Our next sentence, which is from Balzac, will illustrate the points we are considering, and also show the difficulties the punctuator meets in the punctuation of language which he may not change:
61. He was all that a hero should be; he suffered long, and came into his own, and he has been, in a measure, the world’s ideal of a heroic man of arms.
According to most rules of punctuation based upon grammatical relations, this punctuation is correct; according to the principles of punctuation based upon sense relations, this punctuation is very bad. The obscurity in the meaning of the language cannot be wholly removed by punctuation. Two simple statements are made in the sentence, and are coördinated by the second conjunction (and); but the language is so grouped by the punctuation as to conceal this fact. We can show the meaning by a different mode of punctuation, which, however, is not good punctuation. Such punctuation will show the relation because the meaning of the marks used is familiar to most readers:
61-1. He was all that a hero should be (he suffered long, and came into his own); and he has been, in a measure, the world’s idea of a heroic man of arms.
The parentheses show the relation of the matter so enclosed to what has preceded; but the matter so set off is not a parenthesis, and therefore the use of the marks of parenthesis is not good punctuation.
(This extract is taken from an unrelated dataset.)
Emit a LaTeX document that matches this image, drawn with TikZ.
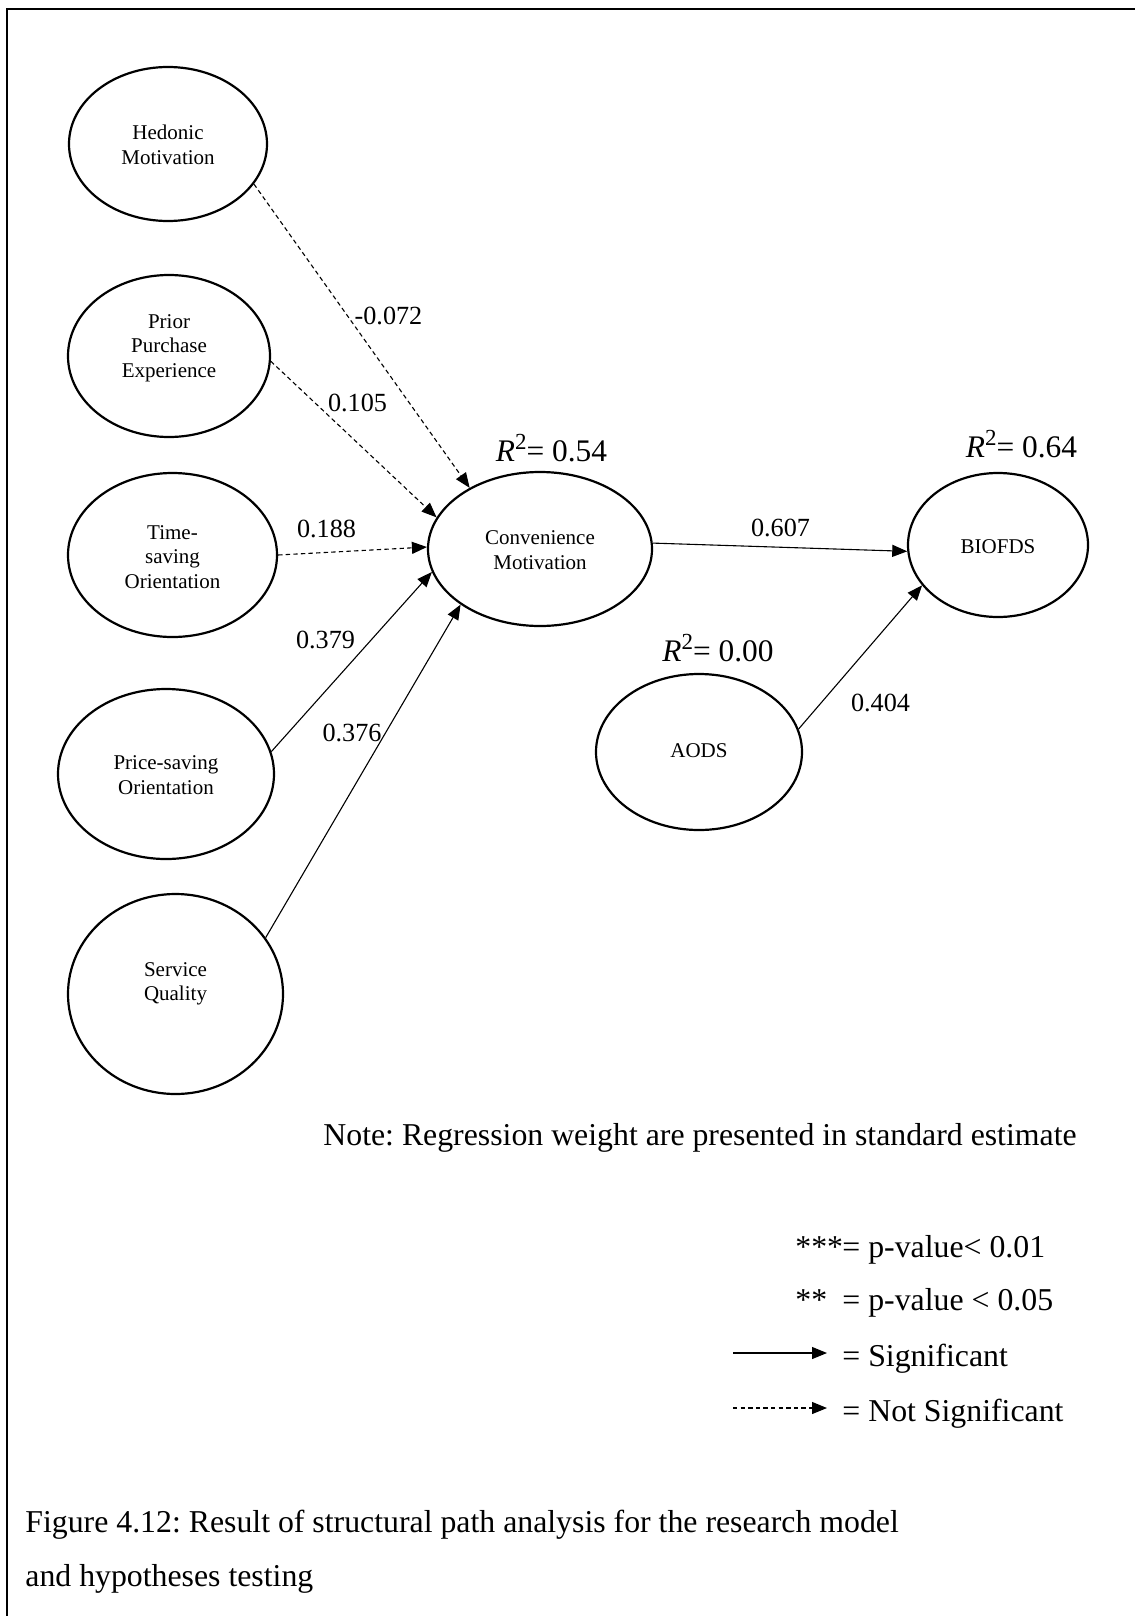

It is true that the matter so set off is explanatory matter; but it is an expansion of the idea preceding it, and therefore should be preceded by a colon.
Having determined that a colon is the proper mark after this first group of words, we must then determine where the second group ends. It is quite evident that “came into his own” is joined to “suffered long,” even though coming into one’s own is no part of what constitutes a hero. We simply accept the words at Balzac’s estimate.
The meaning of the next group, introduced by the second “and,” is unmistakable; and the group is coordinate in sense, and is connected by the conjunction, with all that precedes. If the group preceding the conjunction is subdivided by a colon, even though the colon here is not used solely because of its rank, it is well to ignore this technicality, and use a period, thus unmistakably and properly grouping the language.
This reasoning would give us the following punctuation:
61-2. He was all that a hero should be: he suffered long, and came into his own. And he has been, in a measure, the world’s ideal of a heroic man of arms.
The period here connects the second sentence with all of the preceding sentence, at once disconnecting the second sentence from the second clause of the first sentence, of which it is made an unmistakable part in the original sentence (No. 61).